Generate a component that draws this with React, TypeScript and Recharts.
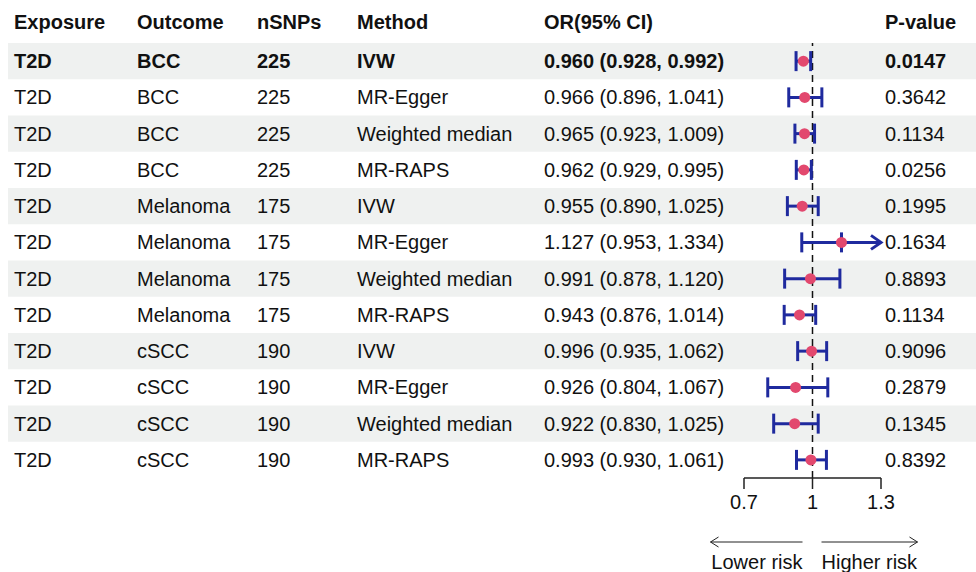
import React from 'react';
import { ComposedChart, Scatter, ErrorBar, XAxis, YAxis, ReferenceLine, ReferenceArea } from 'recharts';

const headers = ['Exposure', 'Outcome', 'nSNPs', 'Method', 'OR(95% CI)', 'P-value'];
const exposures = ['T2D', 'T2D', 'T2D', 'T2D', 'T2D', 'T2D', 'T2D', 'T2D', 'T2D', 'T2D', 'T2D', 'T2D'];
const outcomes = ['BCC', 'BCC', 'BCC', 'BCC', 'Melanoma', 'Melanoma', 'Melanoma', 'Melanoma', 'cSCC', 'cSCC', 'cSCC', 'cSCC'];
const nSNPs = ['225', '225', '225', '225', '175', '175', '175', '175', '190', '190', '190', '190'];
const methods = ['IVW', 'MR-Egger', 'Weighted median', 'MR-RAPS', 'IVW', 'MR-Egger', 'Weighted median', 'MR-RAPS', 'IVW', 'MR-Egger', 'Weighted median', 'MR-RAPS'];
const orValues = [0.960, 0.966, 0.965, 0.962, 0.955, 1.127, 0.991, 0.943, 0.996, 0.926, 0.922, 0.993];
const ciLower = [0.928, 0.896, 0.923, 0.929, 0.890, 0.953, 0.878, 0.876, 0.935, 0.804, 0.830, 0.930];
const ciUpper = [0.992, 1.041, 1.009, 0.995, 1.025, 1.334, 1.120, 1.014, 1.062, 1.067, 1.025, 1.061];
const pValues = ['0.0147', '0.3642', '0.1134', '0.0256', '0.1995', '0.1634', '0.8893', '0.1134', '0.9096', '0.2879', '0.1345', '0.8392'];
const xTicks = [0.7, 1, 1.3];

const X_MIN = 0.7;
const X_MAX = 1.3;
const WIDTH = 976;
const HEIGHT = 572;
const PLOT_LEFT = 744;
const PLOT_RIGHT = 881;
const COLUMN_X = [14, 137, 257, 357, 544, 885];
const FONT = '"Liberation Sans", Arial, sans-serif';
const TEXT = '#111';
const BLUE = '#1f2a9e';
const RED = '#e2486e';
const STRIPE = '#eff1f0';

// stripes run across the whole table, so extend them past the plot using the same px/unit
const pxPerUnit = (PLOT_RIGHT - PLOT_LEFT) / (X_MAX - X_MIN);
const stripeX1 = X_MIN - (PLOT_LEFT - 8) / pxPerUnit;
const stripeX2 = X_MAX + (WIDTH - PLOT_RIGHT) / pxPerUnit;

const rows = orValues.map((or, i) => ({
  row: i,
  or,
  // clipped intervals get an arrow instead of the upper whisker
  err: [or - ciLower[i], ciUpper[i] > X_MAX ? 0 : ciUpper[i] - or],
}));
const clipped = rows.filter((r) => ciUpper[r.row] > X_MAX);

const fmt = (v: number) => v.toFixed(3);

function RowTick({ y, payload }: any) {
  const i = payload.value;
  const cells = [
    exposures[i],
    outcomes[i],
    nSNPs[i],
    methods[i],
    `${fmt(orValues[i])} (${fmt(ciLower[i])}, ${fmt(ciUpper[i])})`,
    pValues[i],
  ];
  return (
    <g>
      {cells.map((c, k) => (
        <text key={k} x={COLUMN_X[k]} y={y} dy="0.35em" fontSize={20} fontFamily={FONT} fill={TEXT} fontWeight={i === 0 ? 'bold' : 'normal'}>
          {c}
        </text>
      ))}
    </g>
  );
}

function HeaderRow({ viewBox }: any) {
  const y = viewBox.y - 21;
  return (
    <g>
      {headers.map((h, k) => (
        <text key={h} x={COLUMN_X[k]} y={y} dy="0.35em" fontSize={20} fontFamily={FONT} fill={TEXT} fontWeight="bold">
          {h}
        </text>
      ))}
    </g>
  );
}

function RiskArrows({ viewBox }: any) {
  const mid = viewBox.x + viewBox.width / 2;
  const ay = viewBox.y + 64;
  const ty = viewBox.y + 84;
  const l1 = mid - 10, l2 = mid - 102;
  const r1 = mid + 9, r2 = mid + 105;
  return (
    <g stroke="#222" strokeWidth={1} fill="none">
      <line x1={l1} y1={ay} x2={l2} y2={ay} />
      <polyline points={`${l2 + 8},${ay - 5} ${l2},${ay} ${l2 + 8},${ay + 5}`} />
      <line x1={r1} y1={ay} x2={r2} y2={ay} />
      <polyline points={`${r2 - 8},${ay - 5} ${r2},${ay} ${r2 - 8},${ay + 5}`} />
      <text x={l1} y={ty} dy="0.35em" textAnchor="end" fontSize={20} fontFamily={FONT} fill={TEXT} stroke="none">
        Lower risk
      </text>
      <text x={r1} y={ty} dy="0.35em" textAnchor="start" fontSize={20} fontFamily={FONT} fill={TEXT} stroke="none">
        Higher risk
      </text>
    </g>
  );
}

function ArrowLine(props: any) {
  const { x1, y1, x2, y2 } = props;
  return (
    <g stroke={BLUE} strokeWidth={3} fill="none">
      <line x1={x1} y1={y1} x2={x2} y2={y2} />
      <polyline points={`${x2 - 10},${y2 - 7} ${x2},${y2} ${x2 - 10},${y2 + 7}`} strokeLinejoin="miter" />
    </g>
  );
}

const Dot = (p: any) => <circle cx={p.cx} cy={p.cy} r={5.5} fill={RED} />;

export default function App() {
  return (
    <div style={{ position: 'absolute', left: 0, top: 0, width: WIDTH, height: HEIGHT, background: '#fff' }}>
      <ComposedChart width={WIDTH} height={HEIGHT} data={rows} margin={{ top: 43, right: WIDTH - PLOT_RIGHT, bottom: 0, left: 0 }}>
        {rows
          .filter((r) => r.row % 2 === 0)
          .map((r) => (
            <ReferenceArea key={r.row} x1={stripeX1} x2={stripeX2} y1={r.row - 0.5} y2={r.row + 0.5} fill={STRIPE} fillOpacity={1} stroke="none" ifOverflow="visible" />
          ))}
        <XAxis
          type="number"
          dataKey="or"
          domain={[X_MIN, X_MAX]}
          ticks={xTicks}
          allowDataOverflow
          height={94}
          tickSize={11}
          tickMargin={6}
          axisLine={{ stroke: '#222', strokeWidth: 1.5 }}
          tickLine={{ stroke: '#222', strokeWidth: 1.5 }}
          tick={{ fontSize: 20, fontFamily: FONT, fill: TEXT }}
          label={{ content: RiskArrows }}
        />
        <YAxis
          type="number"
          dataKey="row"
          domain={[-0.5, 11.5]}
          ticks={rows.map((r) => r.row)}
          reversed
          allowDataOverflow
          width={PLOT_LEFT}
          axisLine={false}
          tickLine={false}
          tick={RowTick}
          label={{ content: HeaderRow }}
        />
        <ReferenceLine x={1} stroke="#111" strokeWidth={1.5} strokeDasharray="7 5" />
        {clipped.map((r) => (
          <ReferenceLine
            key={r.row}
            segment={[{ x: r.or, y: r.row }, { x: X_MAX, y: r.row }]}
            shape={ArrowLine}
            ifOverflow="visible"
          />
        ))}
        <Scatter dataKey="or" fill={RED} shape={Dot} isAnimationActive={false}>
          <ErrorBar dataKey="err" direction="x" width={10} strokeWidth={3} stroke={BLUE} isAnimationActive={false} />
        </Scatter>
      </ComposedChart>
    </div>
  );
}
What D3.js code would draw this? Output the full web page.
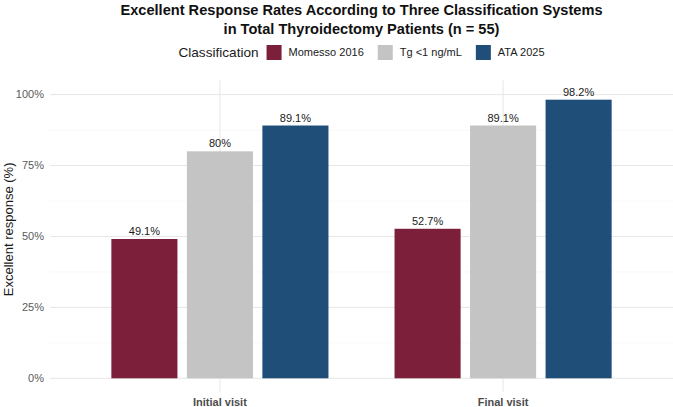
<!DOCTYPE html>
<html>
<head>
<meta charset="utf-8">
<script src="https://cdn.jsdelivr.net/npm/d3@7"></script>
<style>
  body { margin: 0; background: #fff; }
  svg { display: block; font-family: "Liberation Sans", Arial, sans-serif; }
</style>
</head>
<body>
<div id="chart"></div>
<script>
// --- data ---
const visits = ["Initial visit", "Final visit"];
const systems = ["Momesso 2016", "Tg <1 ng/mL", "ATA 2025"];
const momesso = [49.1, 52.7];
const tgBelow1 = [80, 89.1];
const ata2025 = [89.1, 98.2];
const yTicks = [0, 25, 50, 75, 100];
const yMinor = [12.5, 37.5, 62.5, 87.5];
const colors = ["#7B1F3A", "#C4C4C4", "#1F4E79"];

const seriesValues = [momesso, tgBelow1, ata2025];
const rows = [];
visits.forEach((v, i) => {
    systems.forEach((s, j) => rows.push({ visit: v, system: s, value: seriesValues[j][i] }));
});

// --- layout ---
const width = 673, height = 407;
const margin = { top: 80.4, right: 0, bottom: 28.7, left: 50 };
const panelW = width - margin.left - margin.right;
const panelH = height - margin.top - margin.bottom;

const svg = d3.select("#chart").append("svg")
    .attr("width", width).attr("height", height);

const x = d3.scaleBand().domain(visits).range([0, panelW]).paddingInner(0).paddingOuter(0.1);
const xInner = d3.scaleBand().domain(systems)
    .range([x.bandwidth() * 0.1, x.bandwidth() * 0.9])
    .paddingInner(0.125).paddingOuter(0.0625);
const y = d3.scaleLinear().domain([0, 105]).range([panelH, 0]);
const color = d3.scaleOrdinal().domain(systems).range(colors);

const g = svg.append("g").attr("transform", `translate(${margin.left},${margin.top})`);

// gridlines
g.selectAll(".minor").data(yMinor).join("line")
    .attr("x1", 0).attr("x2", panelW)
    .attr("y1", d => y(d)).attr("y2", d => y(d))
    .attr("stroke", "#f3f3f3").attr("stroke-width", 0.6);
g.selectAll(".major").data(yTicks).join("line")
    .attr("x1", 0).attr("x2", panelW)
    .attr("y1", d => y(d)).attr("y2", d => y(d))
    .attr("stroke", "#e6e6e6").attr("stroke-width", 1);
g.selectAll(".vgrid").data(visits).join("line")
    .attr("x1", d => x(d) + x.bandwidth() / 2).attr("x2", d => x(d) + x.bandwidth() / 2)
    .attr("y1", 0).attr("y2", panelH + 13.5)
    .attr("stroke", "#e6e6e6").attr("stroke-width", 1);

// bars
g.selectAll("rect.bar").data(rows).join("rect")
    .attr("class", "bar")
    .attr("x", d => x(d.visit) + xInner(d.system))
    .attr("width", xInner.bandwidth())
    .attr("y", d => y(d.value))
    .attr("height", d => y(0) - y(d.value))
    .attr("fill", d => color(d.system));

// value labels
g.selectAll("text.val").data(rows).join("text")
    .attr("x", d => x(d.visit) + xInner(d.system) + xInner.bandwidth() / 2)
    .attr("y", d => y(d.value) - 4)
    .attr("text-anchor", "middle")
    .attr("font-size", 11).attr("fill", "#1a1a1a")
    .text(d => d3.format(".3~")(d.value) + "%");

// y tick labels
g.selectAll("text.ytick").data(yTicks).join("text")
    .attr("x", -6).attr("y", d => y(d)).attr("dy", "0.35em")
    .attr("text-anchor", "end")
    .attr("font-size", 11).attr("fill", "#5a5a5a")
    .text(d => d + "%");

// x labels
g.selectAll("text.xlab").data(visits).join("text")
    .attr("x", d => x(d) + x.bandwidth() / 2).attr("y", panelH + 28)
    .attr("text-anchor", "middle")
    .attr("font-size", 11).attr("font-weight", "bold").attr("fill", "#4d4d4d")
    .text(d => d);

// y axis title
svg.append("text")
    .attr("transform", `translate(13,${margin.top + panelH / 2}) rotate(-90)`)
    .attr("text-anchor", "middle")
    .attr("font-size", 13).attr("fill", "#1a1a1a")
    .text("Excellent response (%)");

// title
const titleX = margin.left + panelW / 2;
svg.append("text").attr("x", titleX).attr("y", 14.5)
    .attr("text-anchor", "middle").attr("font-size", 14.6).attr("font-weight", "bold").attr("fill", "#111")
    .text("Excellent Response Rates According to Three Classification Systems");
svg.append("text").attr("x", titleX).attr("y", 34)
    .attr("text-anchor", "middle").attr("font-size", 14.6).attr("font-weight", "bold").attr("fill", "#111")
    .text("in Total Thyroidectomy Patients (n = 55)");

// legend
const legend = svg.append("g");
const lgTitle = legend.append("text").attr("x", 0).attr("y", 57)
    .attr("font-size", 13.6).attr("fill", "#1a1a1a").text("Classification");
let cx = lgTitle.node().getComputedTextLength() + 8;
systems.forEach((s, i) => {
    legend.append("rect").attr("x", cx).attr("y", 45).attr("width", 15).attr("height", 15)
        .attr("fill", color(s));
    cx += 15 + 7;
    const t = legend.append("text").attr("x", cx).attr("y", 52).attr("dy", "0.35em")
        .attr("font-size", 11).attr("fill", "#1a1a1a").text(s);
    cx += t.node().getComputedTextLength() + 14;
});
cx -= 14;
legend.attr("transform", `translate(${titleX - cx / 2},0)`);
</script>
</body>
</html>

━━━━━━━━

§ **Problem**
Only the lines from the top of the data through the line with "YAxis, ReferenceLine, ReferenceArea" should be quoted, exactly and with both ends kept; skip the pictures.

§ **Solution**
Generate a component that draws this with React, TypeScript and Recharts.
import React from 'react';
import { ComposedChart, Scatter, ErrorBar, XAxis, YAxis, ReferenceLine, ReferenceArea } from 'recharts';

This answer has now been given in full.